Folha de S. Paulo


Começo do verão em Florença

Em 1961, no final de meu primeiro ano em Cambridge, meu orientador perguntou se eu gostaria de visitar Florença. A viagem duraria um mês e seria em junho. Seríamos recebidos pelo British Institute.

Fui à Itália no começo daquele verão, com dois outros alunos. Fizemos um curso sobre a Renascença italiana no instituto e fomos muito bem cuidados por um jovem e descabelado inglês. Visitamos restaurantes maravilhosos e contemplamos a paisagem curvilínea da Toscana.

O British Institute foi fundado em 1917. Primeiro instituto cultural britânico no exterior, ele foi oficializado por uma carta patente real em 1923.

O instituto se tornou o modelo para as atividades mundiais posteriores do British Council. Nosso anfitrião real em Florença foi Harold Acton, filho de Arthur Acton e de uma rica herdeira de Chicago, Hortense Lenore Mitchell. Ela adquiriu a Villa la Pietra, na Via Bolognese, em 1903, para Arthur, e Harold nasceu lá, em 1904. Hortense morreu em 1962, um ano após nossa estadia. A villa agora é da Universidade de Nova York e usada como centro de pesquisa.
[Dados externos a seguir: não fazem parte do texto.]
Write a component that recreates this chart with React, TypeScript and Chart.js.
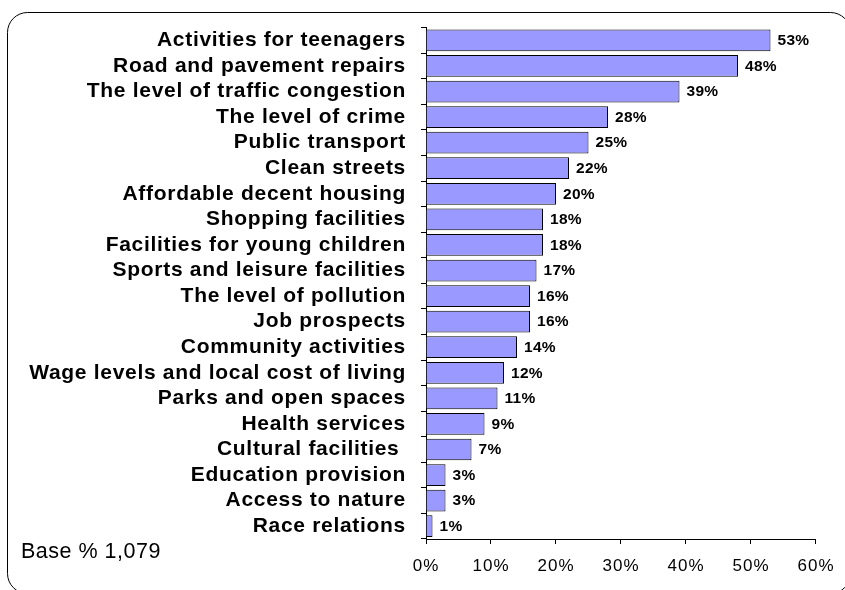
import React, { useEffect, useRef } from 'react';
import { Chart, registerables } from 'chart.js';

Chart.register(...registerables);

const categories = [
  'Activities for teenagers',
  'Road and pavement repairs',
  'The level of traffic congestion',
  'The level of crime',
  'Public transport',
  'Clean streets',
  'Affordable decent housing',
  'Shopping facilities',
  'Facilities for young children',
  'Sports and leisure facilities',
  'The level of pollution',
  'Job prospects',
  'Community activities',
  'Wage levels and local cost of living',
  'Parks and open spaces',
  'Health services',
  'Cultural facilities ',
  'Education provision',
  'Access to nature',
  'Race relations',
];

const values = [53, 48, 39, 28, 25, 22, 20, 18, 18, 17, 16, 16, 14, 12, 11, 9, 7, 3, 3, 1];
const valueLabels = ['53%', '48%', '39%', '28%', '25%', '22%', '20%', '18%', '18%', '17%', '16%', '16%', '14%', '12%', '11%', '9%', '7%', '3%', '3%', '1%'];
const xTickValues = [0, 10, 20, 30, 40, 50, 60];
const baseNote = 'Base % 1,079';

const FONT = '"Liberation Sans", Arial, Helvetica, sans-serif';

function spaced(scale: any, spacing: string) {
  if (scale.$spaced) return;
  scale.$spaced = true;
  const orig = scale.drawLabels;
  scale.drawLabels = function (area: any) {
    const c = this.ctx;
    const prev = c.letterSpacing;
    c.letterSpacing = spacing;
    orig.call(this, area);
    c.letterSpacing = prev || '0px';
  };
}

export default function App() {
  const ref = useRef<HTMLCanvasElement>(null);

  useEffect(() => {
    const canvas = ref.current!;
    const framePlugin = {
      id: 'frame',
      beforeDraw(chart: any) {
        const c = chart.ctx;
        c.save();
        c.fillStyle = '#fff';
        c.fillRect(0, 0, chart.width, chart.height);
        c.strokeStyle = '#000';
        c.lineWidth = 1;
        c.beginPath();
        c.roundRect(7.5, 12.5, 843, 581, 20);
        c.stroke();
        c.font = `21.5px ${FONT}`;
        c.letterSpacing = '0.5px';
        c.fillStyle = '#000';
        c.textAlign = 'left';
        c.textBaseline = 'alphabetic';
        c.fillText(baseNote, 21, 557.5);
        c.letterSpacing = '0px';
        c.restore();
      },
    };
    const valuePlugin = {
      id: 'values',
      afterDatasetsDraw(chart: any) {
        const c = chart.ctx;
        const meta = chart.getDatasetMeta(0);
        c.save();
        c.font = `bold 15.5px ${FONT}`;
        c.letterSpacing = '0.3px';
        c.fillStyle = '#000';
        c.textAlign = 'left';
        c.textBaseline = 'middle';
        meta.data.forEach((bar: any, i: number) => {
          c.fillText(valueLabels[i], bar.x + 7, bar.y + 0.5);
        });
        c.letterSpacing = '0px';
        c.restore();
      },
    };

    const chart = new Chart(canvas, {
      type: 'bar',
      data: {
        labels: categories,
        datasets: [
          {
            data: values,
            backgroundColor: '#9999FF',
            borderColor: '#000',
            borderWidth: 1,
            barPercentage: 0.85,
            categoryPercentage: 1,
          },
        ],
      },
      options: {
        indexAxis: 'y',
        responsive: false,
        maintainAspectRatio: false,
        animation: false,
        devicePixelRatio: 1,
        layout: { padding: { left: 0, top: 26, right: 27, bottom: 11 } },
        plugins: {
          legend: { display: false },
          tooltip: { enabled: false },
        },
        scales: {
          x: {
            type: 'linear',
            position: 'bottom',
            min: 0,
            max: 60,
            afterBuildTicks: (s: any) => {
              s.ticks = xTickValues.map((v) => ({ value: v }));
            },
            afterFit: (s: any) => {
              s.height = 40;
              spaced(s, '1px');
            },
            ticks: {
              callback: (v: any) => `${v}%`,
              font: { family: FONT, size: 17 },
              color: '#000',
              padding: 12,
              maxRotation: 0,
              autoSkip: false,
            },
            grid: { drawOnChartArea: false, drawTicks: true, tickLength: 5, color: '#000' },
            border: { display: true, color: '#000' },
          },
          y: {
            type: 'category',
            position: 'left',
            afterFit: (s: any) => {
              s.width = 426;
              spaced(s, '0.7px');
            },
            ticks: {
              font: { family: FONT, size: 21, weight: 'bold' },
              color: '#000',
              padding: 15,
              autoSkip: false,
            },
            grid: { offset: true, drawOnChartArea: false, drawTicks: true, tickLength: 5, color: '#000' },
            border: { display: true, color: '#000' },
          },
        },
      },
      plugins: [framePlugin, valuePlugin],
    } as any);

    return () => chart.destroy();
  }, []);

  return (
    <div style={{ position: 'fixed', left: 0, top: 0, width: 845, height: 590, background: '#fff', overflow: 'hidden' }}>
      <canvas ref={ref} width={845} height={590} style={{ display: 'block', width: 845, height: 590 }} />
    </div>
  );
}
Harold Acton estudou em Eton e depois na escola Christ Church, de Oxford. Era da turma de Evelyn Waugh e Graham Greene. Acton foi poeta e esteta precoce. Muitos afirmam que ele serviu de modelo ao arrogante homossexual Anthony Blanche em "Brideshead Revisited", romance de Waugh. O escritor, porém, disse mais tarde que o personagem era "dois terços Brian Howard, um terço Harold Acton". Howard era poeta e homossexual ostensivo e um dos "bright young things" da Londres dos anos 20. Suicidou-se nos anos 50 após a morte acidental de um amante. Waugh comentou que "as pessoas pensam que o modelo foi só Harold, um homem muito mais doce e são".

Acton estava muito mais interessado em nosso colega caribenho, embora todos os três fôssemos sempre incluídos em seus convites. Na época, eu era excessivamente ingênuo, e o nosso terceiro colega se tornou sacerdote na Igreja Anglicana.

Ele nos levou ao castelo Montefugoni para visitar Sir Osbert Sitwell, que estava doente demais para nos receber –visitamos o castelo guiados por um empregado. E Acton fez com que o velho cassino de Bagni di Lucca, o mais antigo da Itália, fosse aberto especialmente para nós.

Acton nos fez uma palestra absolutamente maravilhosa, naquele grandioso edifício, mofado e deserto, sobre o "Decameron" de Giovanni Boccaccio. Não surpreende que Pier Paolo Pasolini tenha transformado o "Decameron" em filme, em 1970. Ainda que ele não fosse capaz de se equiparar àquela memorável tarde em que Harold Acton nos contou as histórias de Boccaccio no cassino de Bagni di Lucca.